Gather, from the listing beneath this task, every line holding the string "chart".

## Start RECORDS TO USE

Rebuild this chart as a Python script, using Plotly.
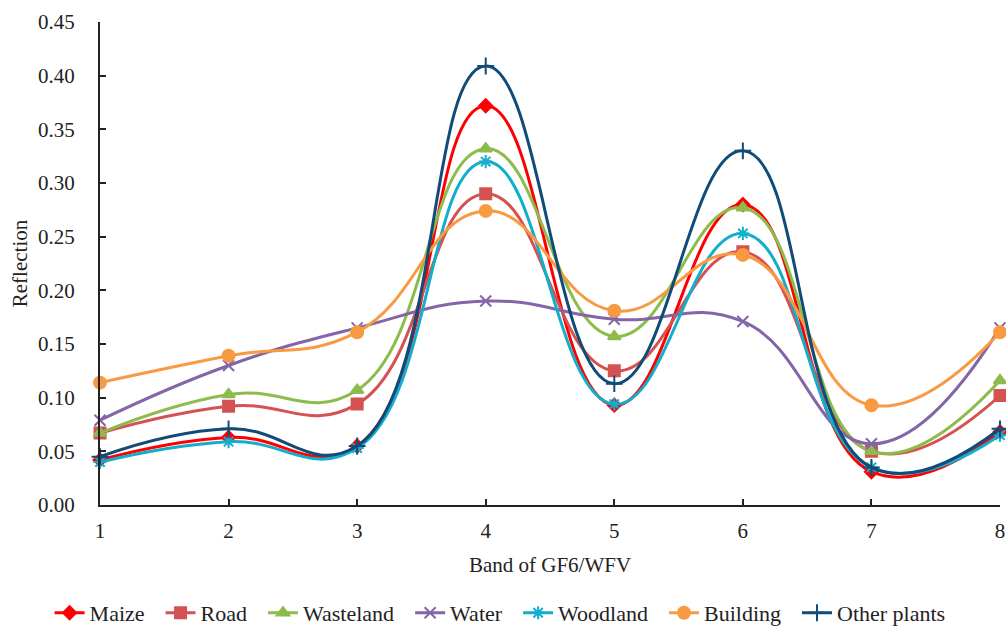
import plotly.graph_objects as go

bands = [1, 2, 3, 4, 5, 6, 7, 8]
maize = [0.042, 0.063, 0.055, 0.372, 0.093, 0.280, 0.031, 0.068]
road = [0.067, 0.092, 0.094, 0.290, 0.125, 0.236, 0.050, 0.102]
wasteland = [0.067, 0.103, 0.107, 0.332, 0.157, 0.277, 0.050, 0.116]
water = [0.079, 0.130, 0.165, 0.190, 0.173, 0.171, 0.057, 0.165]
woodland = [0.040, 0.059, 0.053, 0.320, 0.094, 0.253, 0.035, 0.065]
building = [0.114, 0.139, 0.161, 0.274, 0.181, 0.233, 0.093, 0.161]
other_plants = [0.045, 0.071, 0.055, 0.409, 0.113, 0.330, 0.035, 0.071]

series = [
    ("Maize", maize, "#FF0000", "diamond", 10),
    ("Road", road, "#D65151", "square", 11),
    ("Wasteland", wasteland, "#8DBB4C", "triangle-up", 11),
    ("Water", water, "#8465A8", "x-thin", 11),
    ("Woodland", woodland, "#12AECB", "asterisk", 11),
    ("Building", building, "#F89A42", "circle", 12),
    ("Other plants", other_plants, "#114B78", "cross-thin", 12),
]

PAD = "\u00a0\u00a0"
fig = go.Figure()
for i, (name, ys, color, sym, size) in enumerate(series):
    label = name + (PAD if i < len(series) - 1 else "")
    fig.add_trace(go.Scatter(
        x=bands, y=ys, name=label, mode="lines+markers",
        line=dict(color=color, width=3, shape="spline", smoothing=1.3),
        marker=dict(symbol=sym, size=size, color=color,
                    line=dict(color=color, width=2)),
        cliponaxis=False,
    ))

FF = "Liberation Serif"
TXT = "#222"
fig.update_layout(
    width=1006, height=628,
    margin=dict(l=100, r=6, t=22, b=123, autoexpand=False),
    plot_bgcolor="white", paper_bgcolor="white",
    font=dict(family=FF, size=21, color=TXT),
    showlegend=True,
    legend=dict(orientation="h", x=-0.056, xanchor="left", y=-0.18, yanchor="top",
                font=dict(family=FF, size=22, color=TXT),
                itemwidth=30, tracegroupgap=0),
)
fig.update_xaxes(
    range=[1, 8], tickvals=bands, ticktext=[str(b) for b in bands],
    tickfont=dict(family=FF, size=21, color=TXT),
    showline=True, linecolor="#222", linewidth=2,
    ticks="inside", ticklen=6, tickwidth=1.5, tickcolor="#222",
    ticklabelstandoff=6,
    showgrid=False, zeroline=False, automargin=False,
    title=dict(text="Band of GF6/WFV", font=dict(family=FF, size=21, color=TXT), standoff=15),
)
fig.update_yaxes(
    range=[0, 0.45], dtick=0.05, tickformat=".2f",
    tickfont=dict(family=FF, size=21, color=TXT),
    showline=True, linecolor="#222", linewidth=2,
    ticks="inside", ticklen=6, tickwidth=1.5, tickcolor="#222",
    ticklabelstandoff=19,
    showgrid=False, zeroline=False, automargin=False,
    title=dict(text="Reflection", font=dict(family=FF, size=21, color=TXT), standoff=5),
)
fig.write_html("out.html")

## End RECORDS TO USE
## Start RECORDS TO USE

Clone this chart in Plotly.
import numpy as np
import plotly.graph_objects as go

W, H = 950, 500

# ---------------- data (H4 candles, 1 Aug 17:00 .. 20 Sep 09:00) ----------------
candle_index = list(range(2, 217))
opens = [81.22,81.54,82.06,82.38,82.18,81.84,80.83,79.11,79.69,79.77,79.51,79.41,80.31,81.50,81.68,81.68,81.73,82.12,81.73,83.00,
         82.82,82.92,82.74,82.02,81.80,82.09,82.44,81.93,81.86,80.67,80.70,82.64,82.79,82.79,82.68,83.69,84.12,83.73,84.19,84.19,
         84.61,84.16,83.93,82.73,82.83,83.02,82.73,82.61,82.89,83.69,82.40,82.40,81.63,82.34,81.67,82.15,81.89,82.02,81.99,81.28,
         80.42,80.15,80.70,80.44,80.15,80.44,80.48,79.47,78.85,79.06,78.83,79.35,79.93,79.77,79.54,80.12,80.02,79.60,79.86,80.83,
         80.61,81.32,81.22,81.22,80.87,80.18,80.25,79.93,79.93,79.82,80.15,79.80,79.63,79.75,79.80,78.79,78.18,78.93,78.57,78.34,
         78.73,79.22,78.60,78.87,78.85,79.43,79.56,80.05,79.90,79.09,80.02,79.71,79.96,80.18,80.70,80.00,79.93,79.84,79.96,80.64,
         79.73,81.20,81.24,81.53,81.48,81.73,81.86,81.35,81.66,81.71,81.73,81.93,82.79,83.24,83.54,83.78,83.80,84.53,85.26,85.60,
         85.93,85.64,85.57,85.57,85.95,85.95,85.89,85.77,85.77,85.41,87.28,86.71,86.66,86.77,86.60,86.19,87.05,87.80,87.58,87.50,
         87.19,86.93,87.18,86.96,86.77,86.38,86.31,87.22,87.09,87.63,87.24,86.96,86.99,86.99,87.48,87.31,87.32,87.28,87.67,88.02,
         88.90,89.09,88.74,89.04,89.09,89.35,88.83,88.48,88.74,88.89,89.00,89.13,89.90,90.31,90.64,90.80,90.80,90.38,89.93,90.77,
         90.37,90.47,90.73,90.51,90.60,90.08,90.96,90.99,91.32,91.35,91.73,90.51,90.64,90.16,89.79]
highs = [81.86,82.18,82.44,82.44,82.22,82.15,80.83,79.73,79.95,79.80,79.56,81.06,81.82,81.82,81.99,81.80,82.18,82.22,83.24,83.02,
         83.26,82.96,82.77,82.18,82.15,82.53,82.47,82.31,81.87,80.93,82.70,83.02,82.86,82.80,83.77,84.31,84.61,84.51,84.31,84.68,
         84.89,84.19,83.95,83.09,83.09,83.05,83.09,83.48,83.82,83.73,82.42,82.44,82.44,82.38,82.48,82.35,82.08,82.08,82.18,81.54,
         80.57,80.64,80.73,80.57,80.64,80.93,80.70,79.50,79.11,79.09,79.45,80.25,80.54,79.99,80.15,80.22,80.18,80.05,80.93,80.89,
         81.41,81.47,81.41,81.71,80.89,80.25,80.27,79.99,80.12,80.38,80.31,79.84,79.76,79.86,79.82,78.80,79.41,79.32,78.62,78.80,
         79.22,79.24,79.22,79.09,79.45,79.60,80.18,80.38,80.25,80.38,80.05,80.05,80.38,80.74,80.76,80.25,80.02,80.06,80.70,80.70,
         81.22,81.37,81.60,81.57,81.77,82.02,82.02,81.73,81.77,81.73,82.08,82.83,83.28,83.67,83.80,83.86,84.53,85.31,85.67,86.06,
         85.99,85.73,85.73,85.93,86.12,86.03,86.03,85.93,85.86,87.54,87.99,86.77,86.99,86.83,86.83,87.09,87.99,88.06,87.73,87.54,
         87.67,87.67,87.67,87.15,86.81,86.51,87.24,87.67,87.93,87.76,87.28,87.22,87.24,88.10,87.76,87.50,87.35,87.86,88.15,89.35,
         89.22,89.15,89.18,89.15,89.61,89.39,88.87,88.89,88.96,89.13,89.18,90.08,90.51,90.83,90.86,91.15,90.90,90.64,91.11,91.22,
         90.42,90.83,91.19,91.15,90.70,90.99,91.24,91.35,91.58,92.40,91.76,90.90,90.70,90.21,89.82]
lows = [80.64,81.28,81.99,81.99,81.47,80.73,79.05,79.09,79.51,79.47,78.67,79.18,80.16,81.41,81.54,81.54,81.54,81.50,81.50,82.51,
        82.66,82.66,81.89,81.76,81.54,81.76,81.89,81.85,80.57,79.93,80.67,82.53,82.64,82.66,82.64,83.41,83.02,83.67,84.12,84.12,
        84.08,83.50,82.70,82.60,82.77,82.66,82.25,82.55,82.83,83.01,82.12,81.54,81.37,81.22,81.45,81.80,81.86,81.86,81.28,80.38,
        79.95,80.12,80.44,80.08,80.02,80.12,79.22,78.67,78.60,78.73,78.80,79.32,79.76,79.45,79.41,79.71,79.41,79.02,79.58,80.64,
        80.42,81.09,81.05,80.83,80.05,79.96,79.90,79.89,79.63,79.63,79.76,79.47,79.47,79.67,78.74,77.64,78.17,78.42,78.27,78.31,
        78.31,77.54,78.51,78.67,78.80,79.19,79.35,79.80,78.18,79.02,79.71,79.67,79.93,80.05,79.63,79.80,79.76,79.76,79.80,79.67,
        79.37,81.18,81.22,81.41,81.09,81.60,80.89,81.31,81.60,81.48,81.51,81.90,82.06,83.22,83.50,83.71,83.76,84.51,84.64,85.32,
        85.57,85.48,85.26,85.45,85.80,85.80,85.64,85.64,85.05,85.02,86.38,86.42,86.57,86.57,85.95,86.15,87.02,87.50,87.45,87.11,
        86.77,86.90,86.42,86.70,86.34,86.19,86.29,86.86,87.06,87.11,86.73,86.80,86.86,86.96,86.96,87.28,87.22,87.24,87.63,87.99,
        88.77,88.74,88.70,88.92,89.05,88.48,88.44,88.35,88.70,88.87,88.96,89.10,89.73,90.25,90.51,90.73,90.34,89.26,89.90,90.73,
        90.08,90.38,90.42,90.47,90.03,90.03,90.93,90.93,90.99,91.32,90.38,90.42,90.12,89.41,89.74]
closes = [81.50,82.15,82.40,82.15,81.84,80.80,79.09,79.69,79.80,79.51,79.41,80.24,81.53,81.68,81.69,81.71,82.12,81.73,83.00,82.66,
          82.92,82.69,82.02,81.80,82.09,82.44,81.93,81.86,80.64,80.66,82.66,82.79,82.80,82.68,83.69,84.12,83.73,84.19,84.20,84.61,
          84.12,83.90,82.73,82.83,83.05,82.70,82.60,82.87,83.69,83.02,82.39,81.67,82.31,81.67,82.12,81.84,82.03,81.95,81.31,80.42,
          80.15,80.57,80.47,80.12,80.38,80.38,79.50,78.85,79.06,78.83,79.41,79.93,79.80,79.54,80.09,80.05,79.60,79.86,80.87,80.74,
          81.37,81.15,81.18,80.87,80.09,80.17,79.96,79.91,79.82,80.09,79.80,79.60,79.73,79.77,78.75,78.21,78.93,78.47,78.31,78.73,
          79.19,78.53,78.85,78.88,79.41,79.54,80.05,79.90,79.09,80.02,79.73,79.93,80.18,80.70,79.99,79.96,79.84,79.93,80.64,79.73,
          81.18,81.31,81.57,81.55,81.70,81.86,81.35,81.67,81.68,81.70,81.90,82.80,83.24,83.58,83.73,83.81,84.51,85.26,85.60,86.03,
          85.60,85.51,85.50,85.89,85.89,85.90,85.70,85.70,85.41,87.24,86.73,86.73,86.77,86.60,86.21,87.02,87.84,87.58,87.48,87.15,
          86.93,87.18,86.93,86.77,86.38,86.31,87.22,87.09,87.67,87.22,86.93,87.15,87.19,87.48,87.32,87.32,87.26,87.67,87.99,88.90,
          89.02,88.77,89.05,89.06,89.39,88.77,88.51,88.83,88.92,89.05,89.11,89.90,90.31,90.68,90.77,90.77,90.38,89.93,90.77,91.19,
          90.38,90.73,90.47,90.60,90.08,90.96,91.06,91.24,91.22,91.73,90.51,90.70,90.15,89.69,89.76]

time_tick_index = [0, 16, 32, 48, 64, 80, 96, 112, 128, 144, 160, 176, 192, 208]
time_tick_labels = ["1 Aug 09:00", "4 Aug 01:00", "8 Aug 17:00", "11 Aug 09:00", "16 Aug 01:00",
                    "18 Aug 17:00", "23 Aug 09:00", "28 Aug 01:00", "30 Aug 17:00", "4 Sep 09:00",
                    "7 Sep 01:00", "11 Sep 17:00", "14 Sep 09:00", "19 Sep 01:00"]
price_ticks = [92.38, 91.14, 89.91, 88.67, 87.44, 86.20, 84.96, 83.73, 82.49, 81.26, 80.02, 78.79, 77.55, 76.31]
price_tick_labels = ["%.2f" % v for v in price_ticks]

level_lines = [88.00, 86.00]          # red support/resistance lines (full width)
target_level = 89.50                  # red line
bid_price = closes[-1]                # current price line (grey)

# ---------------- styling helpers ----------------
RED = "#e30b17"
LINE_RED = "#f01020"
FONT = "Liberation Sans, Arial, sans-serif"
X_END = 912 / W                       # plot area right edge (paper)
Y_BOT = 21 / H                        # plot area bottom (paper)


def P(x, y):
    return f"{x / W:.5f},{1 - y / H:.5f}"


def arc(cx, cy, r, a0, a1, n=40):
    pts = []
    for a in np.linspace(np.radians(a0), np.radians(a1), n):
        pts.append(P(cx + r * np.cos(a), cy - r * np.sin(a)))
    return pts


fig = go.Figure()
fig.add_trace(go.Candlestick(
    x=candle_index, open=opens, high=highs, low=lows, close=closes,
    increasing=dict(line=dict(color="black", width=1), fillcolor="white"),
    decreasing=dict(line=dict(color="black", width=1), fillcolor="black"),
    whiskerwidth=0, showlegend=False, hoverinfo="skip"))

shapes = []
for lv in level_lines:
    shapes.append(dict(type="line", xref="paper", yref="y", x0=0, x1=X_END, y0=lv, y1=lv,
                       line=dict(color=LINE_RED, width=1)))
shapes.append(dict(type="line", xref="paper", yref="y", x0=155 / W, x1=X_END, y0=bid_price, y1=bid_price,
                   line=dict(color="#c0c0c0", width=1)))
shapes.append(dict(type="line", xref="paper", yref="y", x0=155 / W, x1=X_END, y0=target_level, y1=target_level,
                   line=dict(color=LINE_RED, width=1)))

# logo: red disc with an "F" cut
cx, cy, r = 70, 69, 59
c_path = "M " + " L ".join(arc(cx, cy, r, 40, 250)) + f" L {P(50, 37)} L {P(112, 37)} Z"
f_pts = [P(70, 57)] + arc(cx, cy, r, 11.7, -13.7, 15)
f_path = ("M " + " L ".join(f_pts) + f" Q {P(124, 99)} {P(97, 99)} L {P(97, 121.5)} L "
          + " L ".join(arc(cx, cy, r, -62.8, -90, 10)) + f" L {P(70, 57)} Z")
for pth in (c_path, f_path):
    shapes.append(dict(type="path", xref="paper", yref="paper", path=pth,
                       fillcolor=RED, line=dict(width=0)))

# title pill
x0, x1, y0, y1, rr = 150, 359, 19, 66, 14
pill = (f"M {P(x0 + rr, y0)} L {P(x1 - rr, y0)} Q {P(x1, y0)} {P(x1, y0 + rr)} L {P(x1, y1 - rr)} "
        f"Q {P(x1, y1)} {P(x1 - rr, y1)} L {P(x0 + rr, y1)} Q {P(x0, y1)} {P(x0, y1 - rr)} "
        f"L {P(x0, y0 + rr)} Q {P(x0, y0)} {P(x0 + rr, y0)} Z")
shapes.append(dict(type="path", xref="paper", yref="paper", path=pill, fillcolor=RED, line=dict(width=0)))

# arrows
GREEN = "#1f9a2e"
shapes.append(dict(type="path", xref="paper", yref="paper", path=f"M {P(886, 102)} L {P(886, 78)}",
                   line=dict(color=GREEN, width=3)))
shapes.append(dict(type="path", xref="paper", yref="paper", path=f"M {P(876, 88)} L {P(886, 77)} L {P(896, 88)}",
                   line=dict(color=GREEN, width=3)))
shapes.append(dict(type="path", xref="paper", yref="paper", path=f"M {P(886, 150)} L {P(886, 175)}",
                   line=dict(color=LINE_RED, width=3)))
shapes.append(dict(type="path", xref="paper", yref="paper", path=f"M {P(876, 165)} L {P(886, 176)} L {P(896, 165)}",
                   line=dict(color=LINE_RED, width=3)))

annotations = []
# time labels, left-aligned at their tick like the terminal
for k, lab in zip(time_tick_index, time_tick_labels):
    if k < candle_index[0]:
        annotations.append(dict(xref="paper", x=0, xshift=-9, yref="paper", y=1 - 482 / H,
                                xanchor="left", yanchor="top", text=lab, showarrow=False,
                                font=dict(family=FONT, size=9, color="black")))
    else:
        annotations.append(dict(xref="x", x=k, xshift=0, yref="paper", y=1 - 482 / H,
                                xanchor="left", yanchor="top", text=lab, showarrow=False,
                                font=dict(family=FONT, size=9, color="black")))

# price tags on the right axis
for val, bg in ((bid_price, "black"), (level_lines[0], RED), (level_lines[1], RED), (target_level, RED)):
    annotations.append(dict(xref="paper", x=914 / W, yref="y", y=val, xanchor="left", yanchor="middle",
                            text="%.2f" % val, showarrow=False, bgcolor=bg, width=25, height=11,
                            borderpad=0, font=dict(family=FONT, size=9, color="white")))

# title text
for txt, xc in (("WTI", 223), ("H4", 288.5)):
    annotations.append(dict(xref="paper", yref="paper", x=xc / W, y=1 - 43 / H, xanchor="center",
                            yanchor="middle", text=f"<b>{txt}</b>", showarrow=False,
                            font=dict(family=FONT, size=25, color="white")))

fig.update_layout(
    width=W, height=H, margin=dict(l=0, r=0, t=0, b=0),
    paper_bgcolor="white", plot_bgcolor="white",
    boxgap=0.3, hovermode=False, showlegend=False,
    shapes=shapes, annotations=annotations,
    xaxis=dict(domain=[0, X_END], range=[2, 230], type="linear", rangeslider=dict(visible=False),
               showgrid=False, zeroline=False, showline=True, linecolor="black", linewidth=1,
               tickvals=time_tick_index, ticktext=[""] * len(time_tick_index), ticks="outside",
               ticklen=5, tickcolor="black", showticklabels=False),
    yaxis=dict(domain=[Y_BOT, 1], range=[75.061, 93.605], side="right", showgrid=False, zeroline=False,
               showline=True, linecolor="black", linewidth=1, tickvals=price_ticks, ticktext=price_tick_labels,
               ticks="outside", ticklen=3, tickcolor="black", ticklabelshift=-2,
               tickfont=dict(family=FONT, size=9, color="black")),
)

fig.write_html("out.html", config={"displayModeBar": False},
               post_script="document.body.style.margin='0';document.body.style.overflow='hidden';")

## End RECORDS TO USE

OUTPUT BELOW >>
Rebuild this chart as a Python script, using Plotly.
Clone this chart in Plotly.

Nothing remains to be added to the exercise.